===== Given information

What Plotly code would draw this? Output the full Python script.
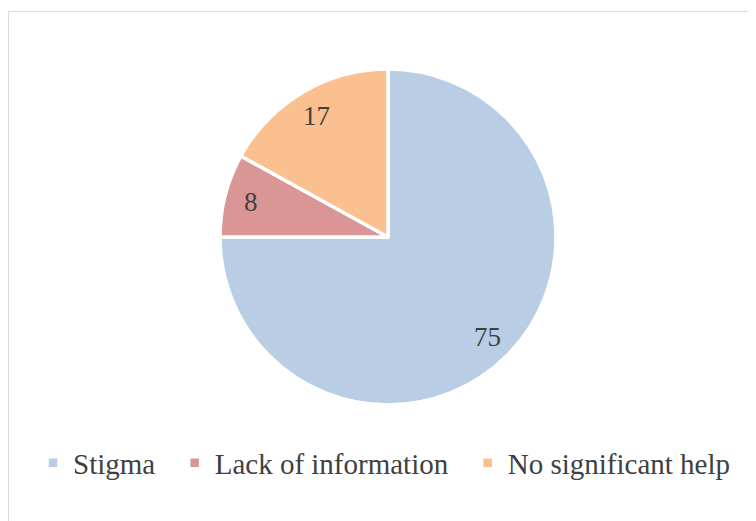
import math
import plotly.graph_objects as go

categories = ["Stigma", "Lack of information", "No significant help"]
values = [75, 8, 17]
colors = ["#B9CDE5", "#D99694", "#FAC090"]

W, H = 756, 521
OFF = 8  # page body margin offset
SERIF = "Liberation Serif, Times New Roman, serif"
TEXT_COLOR = "#404040"
# pie placement in pixels (layout styling), page coordinates
CX, CY, R = 388 - OFF, 237 - OFF, 168
LABEL_FRAC = 0.84
PAD = "\u00a0\u00a0"  # spacing after legend entries

fig = go.Figure()
fig.add_trace(go.Pie(
    labels=[c + PAD for c in categories],
    values=values,
    sort=False,
    direction="clockwise",
    rotation=0,
    marker=dict(colors=colors, line=dict(color="white", width=3.5)),
    textinfo="none",
    hoverinfo="label+value",
    domain=dict(x=[(CX - R) / W, (CX + R) / W], y=[1 - (CY + R) / H, 1 - (CY - R) / H]),
))

# value labels placed at each slice's mid-angle, computed from the data
total = sum(values)
cum = 0
annotations = []
for v in values:
    mid = (cum + v / 2) / total * 2 * math.pi
    cum += v
    px = CX + LABEL_FRAC * R * math.sin(mid)
    py = CY - LABEL_FRAC * R * math.cos(mid)
    annotations.append(dict(
        x=px / W, y=1 - py / H, xref="paper", yref="paper",
        text=str(v), showarrow=False,
        font=dict(family=SERIF, size=27, color=TEXT_COLOR),
        xanchor="center", yanchor="middle",
    ))

fig.update_layout(
    width=W, height=H,
    margin=dict(l=0, r=0, t=0, b=0),
    paper_bgcolor="white",
    plot_bgcolor="white",
    font=dict(family=SERIF, color=TEXT_COLOR),
    showlegend=True,
    legend=dict(
        orientation="h",
        x=(33 - OFF) / W, xanchor="left",
        y=1 - (463 - OFF) / H, yanchor="middle",
        font=dict(family=SERIF, size=29, color=TEXT_COLOR),
        bgcolor="rgba(0,0,0,0)",
    ),
    annotations=annotations,
    shapes=[dict(
        type="rect", xref="paper", yref="paper",
        x0=0.5 / W, x1=1.05, y0=-0.05, y1=1 - (11.5 - OFF) / H,
        line=dict(color="#D9D9D9", width=1), fillcolor="rgba(0,0,0,0)",
        layer="below",
    )],
)

fig.write_html("out.html")
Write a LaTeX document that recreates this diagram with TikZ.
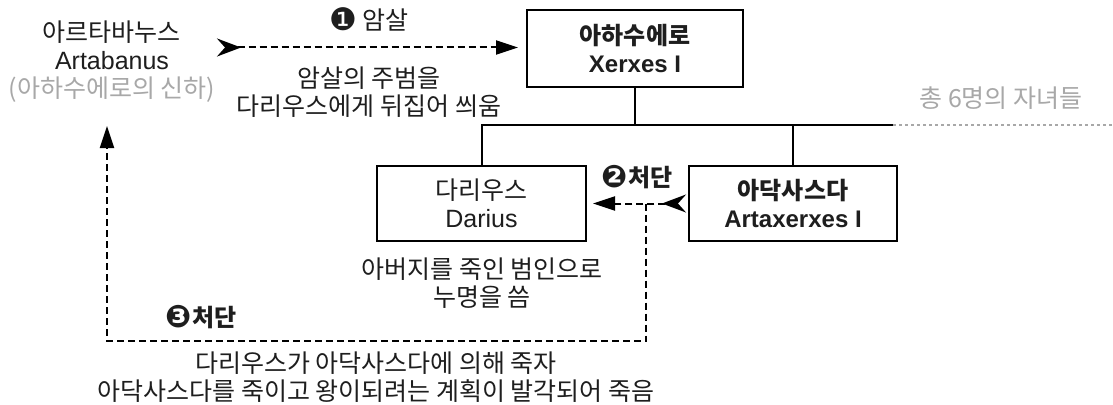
\documentclass[tikz,border=0pt]{standalone}
\usepackage{fontspec}
\setmainfont{Noto Sans CJK KR}
\newfontfamily\dvs{DejaVu Sans}
\newfontfamily\lat{Liberation Sans}
\usetikzlibrary{arrows.meta}
\definecolor{txt}{HTML}{1E1E1E}
\definecolor{lightg}{HTML}{A8A8A8}
\newcommand{\cnum}[1]{\raisebox{-1pt}[0pt][0pt]{\dvs\fontsize{31}{31}\selectfont #1}}
\tikzset{
  boxn/.style={draw=black, line width=2pt, align=center, inner sep=0pt, text=txt,
    font=\fontsize{25}{28}\selectfont},
  boldbox/.style={boxn, font=\fontsize{24}{28}\selectfont\bfseries},
  lbl/.style={align=center, inner sep=1pt, text=txt, font=\fontsize{25}{28}\selectfont},
  blbl/.style={lbl, font=\fontsize{24}{28}\selectfont\bfseries},
  glbl/.style={lbl, text=lightg},
  conn/.style={line width=2pt},
  dsh/.style={line width=2pt, dash pattern=on 7pt off 4pt},
  grydot/.style={line width=1.6pt, draw=lightg, dash pattern=on 3pt off 3pt},
  headtip/.style={-{Triangle[length=22pt, width=14pt]}},
  tailhead/.style={{Stealth[reversed, length=24pt, width=18pt, inset=8pt]}-{Triangle[length=22pt, width=14pt]}}
}
\begin{document}
\begin{tikzpicture}[x=1pt, y=-1pt]
\fill[white] (0,0) rectangle (1113,404);
\useasboundingbox (0,0) rectangle (1113,404);

% boxes
\node[boldbox, minimum width=216pt, minimum height=77pt] (xer) at (635,48.5) {아하수에로\\{\lat Xerxes I}};
\node[boxn, minimum width=209pt, minimum height=75pt] (dar) at (481.5,203.5) {다리우스\\{\lat Darius}};
\node[boldbox, minimum width=208pt, minimum height=75pt] (art) at (793,203.5) {아닥사스다\\{\lat Artaxerxes I}};

% Artabanus
\node[lbl] (arta) at (112,62) {아르타바누스\\{\lat Artabanus}\\\textcolor{lightg}{(아하수에로의 신하)}};

% family tree
\coordinate (busR) at (893,125);
\coordinate (busEnd) at (1113,125);
\draw[conn] (dar.north) -- (dar.north |- busR) -- (busR);
\draw[conn] (xer.south) -- (xer.south |- busR);
\draw[conn] (art.north) -- (art.north |- busR);
\draw[grydot] (busR) -- (busEnd);
\node[glbl] (kids) at (1001,98) {총 6명의 자녀들};

% arrow 1
\coordinate (t1) at (217,47.5);
\draw[dsh, tailhead, shorten >=8pt] (t1) -- (t1 -| xer.west);
\node[lbl] (l1) at (369,20) {\cnum{❶} 암살};
\node[lbl] (l1b) at (369,92) {암살의 주범을\\다리우스에게 뒤집어 씌움};

% arrow 2
\draw[dsh, tailhead, shorten >=6pt, shorten <=2pt] (art.west) -- (dar.east);
\node[blbl] (l2) at (637,178) {\cnum{❷}처단};
\node[lbl] (l2b) at (482,283) {아버지를 죽인 범인으로\\누명을 씀};

% arrow 3
\coordinate (j) at (646,203.5);
\coordinate (c3a) at (646,341);
\coordinate (c3b) at (107,341);
\coordinate (c3t) at (107,126);
\draw[dsh, headtip] (j) -- (c3a) -- (c3b) -- (c3t);
\node[blbl] (l3) at (201,318) {\cnum{❸}처단};
\node[lbl] (l3b) at (376,377) {다리우스가 아닥사스다에 의해 죽자\\아닥사스다를 죽이고 왕이되려는 계획이 발각되어 죽음};
\end{tikzpicture}
\end{document}
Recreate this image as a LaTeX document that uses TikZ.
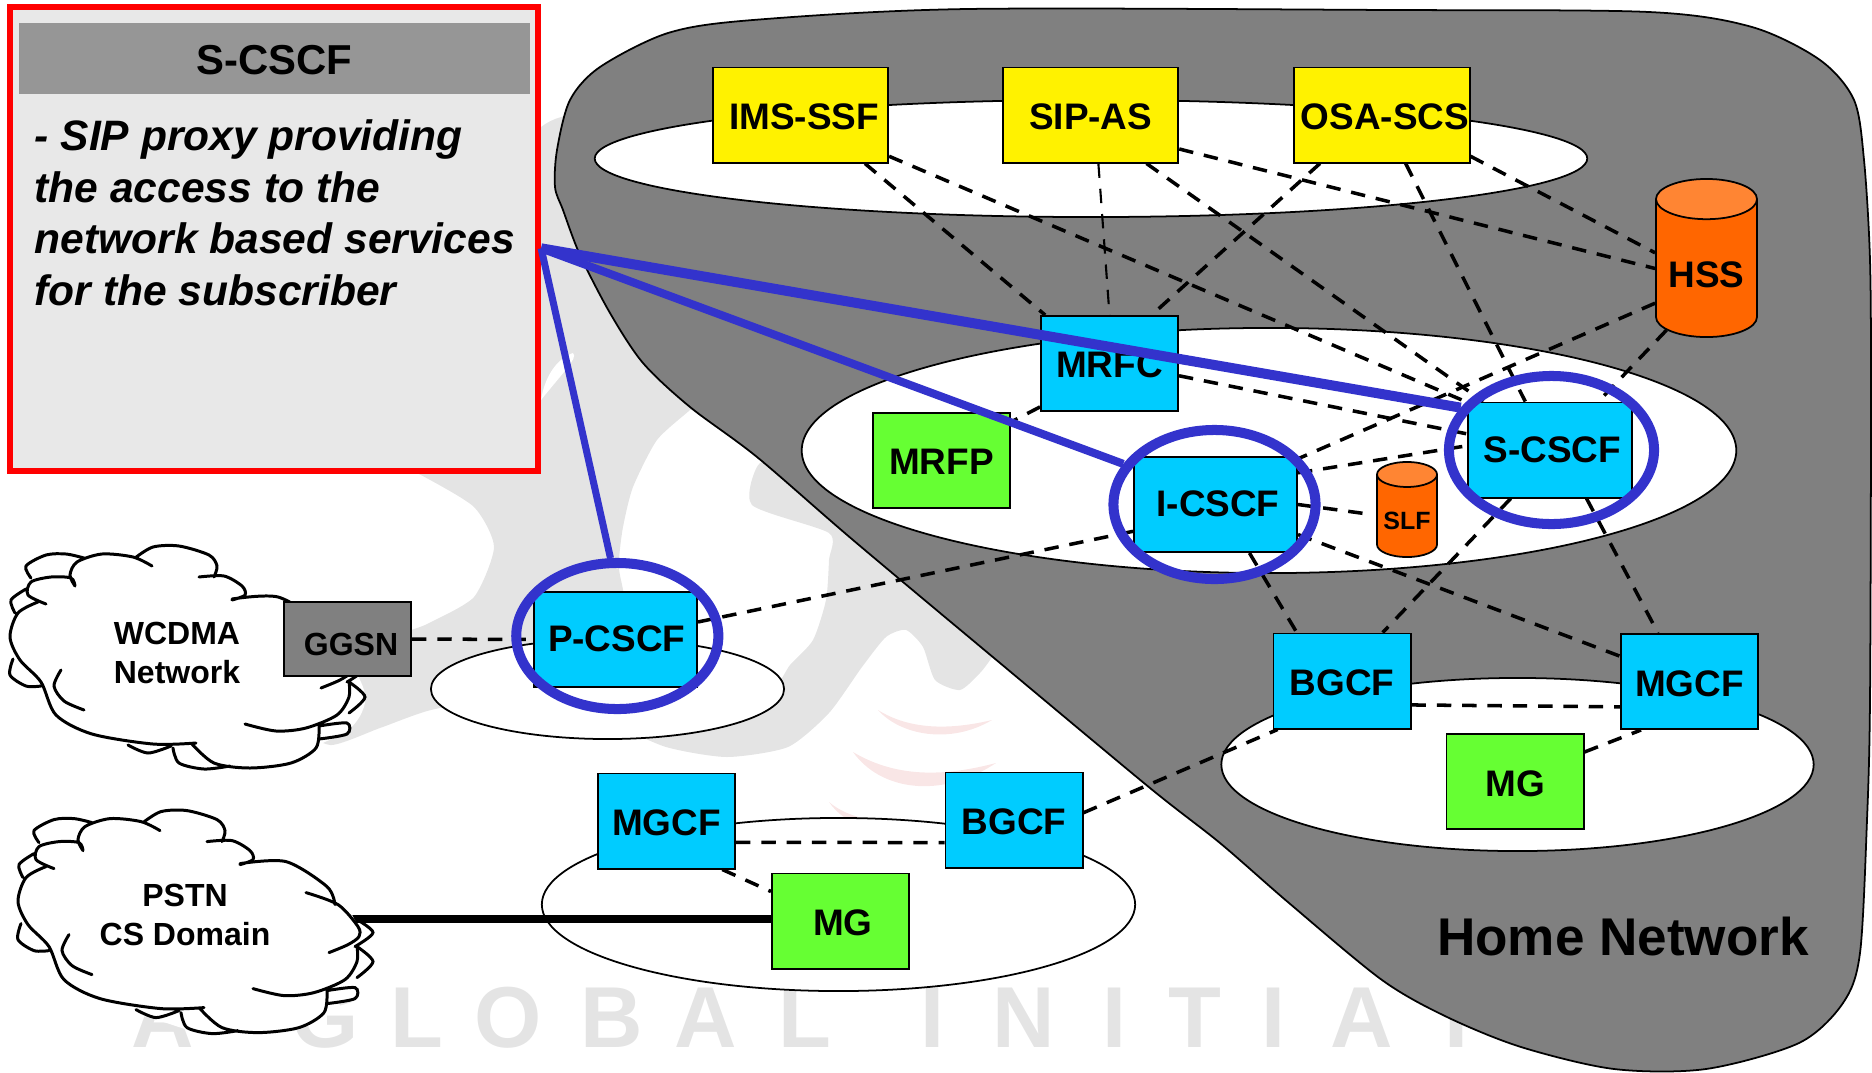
\documentclass[tikz,border=0pt]{standalone}
\usepackage{fontspec}
\setmainfont{Liberation Sans}
\usetikzlibrary{shapes.geometric}
\usetikzlibrary{calc}
\definecolor{homegray}{HTML}{808080}
\definecolor{markgray}{HTML}{E4E4E4}
\definecolor{markpink}{HTML}{F9E6E6}
\definecolor{cscfcyan}{HTML}{00CCFF}
\definecolor{mggreen}{HTML}{66FF33}
\definecolor{hssorange}{HTML}{FF6600}
\definecolor{hsstop}{HTML}{FF8533}
\definecolor{ringblue}{HTML}{3333CC}
\definecolor{notegray}{HTML}{E8E8E8}
\definecolor{titlegray}{HTML}{969696}
\tikzset{
	nfbox/.style={draw=black,line width=0.55pt,inner sep=0pt,minimum width=1.37cm,minimum height=0.95cm,text height=8.6pt,font=\fontsize{10.5}{12}\selectfont\bfseries},
	cscfbox/.style={nfbox,fill=cscfcyan},
	widebox/.style={cscfbox,minimum width=1.63cm,text height=7.2pt},
	asbox/.style={nfbox,fill=yellow,minimum width=1.75cm},
	mgbox/.style={nfbox,fill=mggreen},
	netzone/.style={draw=black,line width=0.5pt,fill=white,shape=ellipse,inner sep=0pt},
	ring/.style={draw=ringblue,line width=2.85pt,shape=ellipse,inner sep=0pt,minimum width=2.02cm,minimum height=1.49cm},
	dashline/.style={line width=1pt,dash pattern=on 4.1pt off 3.1pt},
	dbstore/.style={draw=black,line width=0.5pt,shape=cylinder,shape border rotate=90,anchor=shape center,inner sep=0pt,cylinder uses custom fill,cylinder body fill=hssorange,cylinder end fill=hsstop,font=\bfseries},
	cloudtext/.style={align=center,inner sep=0pt,font=\fontsize{9.1}{11}\selectfont\bfseries},
	marktext/.style={text=markgray,inner sep=0pt,font=\fontsize{24.6}{28}\selectfont\bfseries},
	netcloud/.pic={
		\fill[white] plot[smooth cycle,tension=0.6] coordinates {(10,637) (11,600) (26,566) (66,552) (102,552) (153,545) (209,553) (245,590) (286,600) (327,622) (346,654) (364,690) (362,712) (346,732) (319,745) (291,765) (250,770) (204,771) (148,755) (92,736) (41,690) (10,675)};
		\draw[line width=0.85pt,line cap=round]
			plot[smooth] coordinates {(38,602) (18,613) (10,637) (20,660) (41,682) (56,715) (92,734) (153,744) (196,743)}
			plot[smooth] coordinates {(13,659) (10,675) (26,686) (41,686)}
			plot[smooth] coordinates {(61,670) (54,686) (64,701) (84,710)}
			plot[smooth] coordinates {(26,589) (11,600) (15,613)}
			plot[smooth] coordinates {(46,604) (28,595) (31,582) (51,577) (71,578) (75,586)}
			plot[smooth] coordinates {(31,578) (26,566) (46,555) (66,554) (84,558)}
			plot[smooth] coordinates {(75,586) (70,575) (77,562) (102,554) (133,557) (152,566)}
			plot[smooth] coordinates {(135,558) (153,547) (179,546) (209,555) (217,566) (214,577)}
			plot[smooth] coordinates {(199,577) (224,576) (242,586) (245,595) (232,600)}
			plot[smooth] coordinates {(232,599) (278,597) (319,622) (327,640)}
			plot[smooth] coordinates {(298,628) (330,640) (350,662) (351,672) (340,680) (321,688)}
			plot[smooth] coordinates {(349,655) (365,668) (347,682)}
			plot[smooth] coordinates {(349,682) (365,697) (349,713)}
			plot[smooth] coordinates {(349,682) (349,697) (337,715) (306,728) (276,731) (245,724)}
			plot[smooth] coordinates {(319,726) (347,723) (347,734) (319,739)}
			plot[smooth] coordinates {(319,726) (316,748) (291,763) (250,768) (214,763) (191,743)}
			plot[smooth] coordinates {(173,748) (179,763) (204,769) (230,766)}
			plot[smooth] coordinates {(128,745) (148,753) (171,746)};
	}
}

\begin{document}
\begin{tikzpicture}[x=0.01cm,y=-0.01cm]
	\useasboundingbox (0,0) rectangle (1872,1072);
	\fill[markgray] plot[smooth cycle,tension=0.4] coordinates {(541,127) (620,127) (700,250) (700,400) (690,410) (657,440) (633,487) (623,527) (619,560) (621,580) (640,650) (700,700) (770,690) (790,665) (813,640) (826,600) (829,560) (829,533) (752,505) (760,463) (800,470) (900,520) (1000,640) (992,657) (980,673) (960,690) (935,680) (923,647) (906,630) (886,637) (862,667) (829,713) (788,747) (727,757) (666,747) (600,720) (500,700) (431,710) (380,728) (330,745) (300,720) (350,650) (411,630) (429,623) (474,597) (494,547) (474,507) (421,475) (380,455) (400,300)};
	\fill[white] (541,400) .. controls (545,375) and (558,358) .. (573,353) .. controls (578,358) and (565,370) .. (541,400);
	\fill[markpink] (878,710) .. controls (900,735) and (950,745) .. (992,720) .. controls (950,730) and (910,730) .. (878,710);
	\fill[markpink] (853,752) .. controls (880,790) and (940,800) .. (996,763) .. controls (950,775) and (900,780) .. (853,752);
	\fill[markpink] (829,802) .. controls (845,825) and (870,830) .. (900,830) .. controls (880,820) and (850,820) .. (829,802);
	\foreach \markch/\markx in {A/163,G/325,L/417,O/508,B/612,A/706,L/805,I/933,N/1024,I/1115,T/1195,I/1274,A/1362,I/1457}
		\node[marktext] (mark\markx) at (\markx,1018) {\markch};
	\draw[line width=0.5pt,fill=homegray] plot[smooth cycle,tension=0.5] coordinates {(555,187) (557,150) (570,100) (600,67) (668,33) (753,20) (967,9) (1393,10) (1649,12) (1752,27) (1820,60) (1854,100) (1864,160) (1870,260) (1871,400) (1870,700) (1867,820) (1860,953) (1843,1003) (1799,1043) (1706,1069) (1614,1069) (1521,1047) (1447,1017) (1382,980) (1289,903) (1220,843) (1150,788) (1000,663) (853,540) (757,457) (690,407) (643,363) (610,313) (580,255) (563,210)};
	\node[netzone,minimum width=9.92cm,minimum height=1.17cm] (aszone) at (1091,158.5) {};
	\node[netzone,minimum width=9.34cm,minimum height=2.45cm] (imszone) at (1269,450.5) {};
	\node[netzone,minimum width=5.92cm,minimum height=1.73cm] (gwzone) at (1517.5,764.5) {};
	\node[netzone,minimum width=5.93cm,minimum height=1.73cm] (pstnzone) at (838.5,904.5) {};
	\node[netzone,minimum width=3.53cm,minimum height=1cm] (visitzone) at (607.5,689) {};
	\coordinate (pstnedge) at (340,918.6);
	\draw[line width=2.3pt] (pstnedge) -- (840.5,918.6);
	\pic at (0,0) {netcloud};
	\pic at (8,264.6) {netcloud};
	\node[cloudtext] (wcdma) at (177,653) {WCDMA\\Network};
	\node[cloudtext] (pstn) at (185,915) {PSTN\\CS Domain};
	\node[asbox] (imsssf) at (800.6,115) {\hspace*{2pt}IMS-SSF};
	\node[asbox] (sipas) at (1090.7,115) {SIP-AS};
	\node[asbox] (osascs) at (1382,115) {\hspace*{1.6pt}OSA-SCS};
	\node[cscfbox,text height=8pt] (mrfc) at (1109.5,363.5) {MRFC};
	\node[mgbox,text height=8pt,fill=mggreen] (mrfp) at (941.5,460.5) {MRFP};
	\node[widebox] (icscf) at (1215.5,504.5) {\hspace*{1.4pt}I-CSCF};
	\node[widebox] (scscf) at (1550,450) {\hspace*{1.4pt}S-CSCF};
	\node[widebox] (pcscf) at (615.5,639.5) {\hspace*{0.7pt}P-CSCF};
	\node[cscfbox] (bgcfhome) at (1342,681) {BGCF};
	\node[cscfbox] (mgcfhome) at (1689.5,681.5) {MGCF};
	\node[mgbox] (mghome) at (1515,781.5) {MG};
	\node[cscfbox] (mgcfpstn) at (666.5,821) {MGCF};
	\node[cscfbox] (bgcfpstn) at (1014,820) {BGCF};
	\node[mgbox] (mgpstn) at (840.5,921) {\hspace*{1.4pt}MG};
	\node[dbstore,minimum width=1.01cm,minimum height=1.58cm,shape aspect=0.53,text height=10.9pt,font=\fontsize{10.5}{12}\selectfont\bfseries] (hss) at (1706.5,258) {HSS};
	\node[dbstore,minimum width=0.6cm,minimum height=0.95cm,shape aspect=0.53,text height=7.8pt,font=\fontsize{7.1}{8}\selectfont\bfseries] (slf) at (1407,509.5) {SLF};
	\node[draw=black,line width=0.55pt,fill=homegray,inner sep=0pt,minimum width=1.27cm,minimum height=0.74cm,text height=9.2pt,font=\fontsize{9.1}{11}\selectfont\bfseries] (ggsn) at (347.5,639) {\hspace*{2pt}GGSN};
	\draw[dashline] (imsssf.-37.7) -- (mrfc.143.6);
	\draw[dashline] (imsssf.-25.5) -- (scscf.150.7);
	\draw[dashline,line width=0.6pt] (sipas.-81) -- (mrfc.90);
	\draw[dashline] (sipas.-41.6) -- (scscf.144);
	\draw[dashline] (sipas.-21.6) -- (hss.180);
	\draw[dashline] (osascs.-142.5) -- (mrfc.49.5);
	\draw[dashline] (osascs.-64.9) -- (scscf.117.5);
	\draw[dashline] (osascs.-25.9) -- (hss.163);
	\draw[dashline] (hss.-146) -- (icscf.29.7);
	\draw[dashline] (hss.-123.4) -- (scscf.45.6);
	\draw[dashline] (mrfc.-10.3) -- (scscf.169.6);
	\draw[dashline] (mrfc.-148.8) -- (mrfp.29.3);
	\draw[dashline] (icscf.21.1) -- (scscf.177.2);
	\draw[dashline,shorten >=3pt] (icscf.0) -- (slf.178);
	\draw[dashline] (icscf.-162.6) -- (pcscf.12.8);
	\draw[dashline] (icscf.-55.6) -- (bgcfhome.133.8);
	\draw[dashline] (icscf.-20.5) -- (mgcfhome.160.4);
	\draw[dashline] (scscf.-129) -- (bgcfhome.50.2);
	\draw[dashline] (scscf.-53.1) -- (mgcfhome.123.1);
	\draw[dashline,shorten >=2pt] (ggsn.east) -- (pcscf.west);
	\draw[dashline] (mgcfpstn.-17) -- (bgcfpstn.-162.3);
	\draw[dashline] (mgcfpstn.-41.8) -- (mgpstn.157);
	\draw[dashline] (bgcfpstn.6.6) -- (bgcfhome.-143.6);
	\draw[dashline] (bgcfhome.-19.9) -- (mgcfhome.-160.4);
	\draw[dashline] (mghome.23) -- (mgcfhome.-135.9);
	\node[ring,minimum height=1.46cm] (pring) at (617.3,636) {};
	\node[ring] (iring) at (1214.5,504.5) {};
	\node[ring,minimum width=2.05cm,minimum height=1.48cm] (sring) at (1551.5,450) {};
	\node[draw=red,line width=1.7pt,fill=notegray,inner sep=0pt,minimum width=5.28cm,minimum height=4.64cm] (notebox) at (274,239) {};
	\node[fill=titlegray,inner sep=0pt,minimum width=5.11cm,minimum height=0.71cm,text height=9.4pt,font=\fontsize{11.9}{14}\selectfont\bfseries] (notetitle) at (274.5,58.5) {S-CSCF};
	\node[anchor=north west,align=left,inner sep=0pt,font=\fontsize{12.1}{14.7}\selectfont\bfseries\itshape] (notebody) at (34,119) {- SIP proxy providing\\the access to the\\network based services\\for the subscriber};
	\draw[ringblue,line width=2.85pt] (notebox.-2.8) -- (sring.155.2);
	\draw[ringblue,line width=2.3pt] (notebox.-2.8) -- (iring.156.9);
	\draw[ringblue,line width=2pt] (notebox.-2.8) -- (pring.95.1);
	\node[inner sep=0pt,font=\fontsize{15.1}{18}\selectfont\bfseries] (homelabel) at (1623,937) {Home Network};
\end{tikzpicture}
\end{document}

==========

Task to complete:
Pull every line holding "that" out of the records.

The answer:
Write a LaTeX document that recreates this diagram with TikZ.
Recreate this image as a LaTeX document that uses TikZ.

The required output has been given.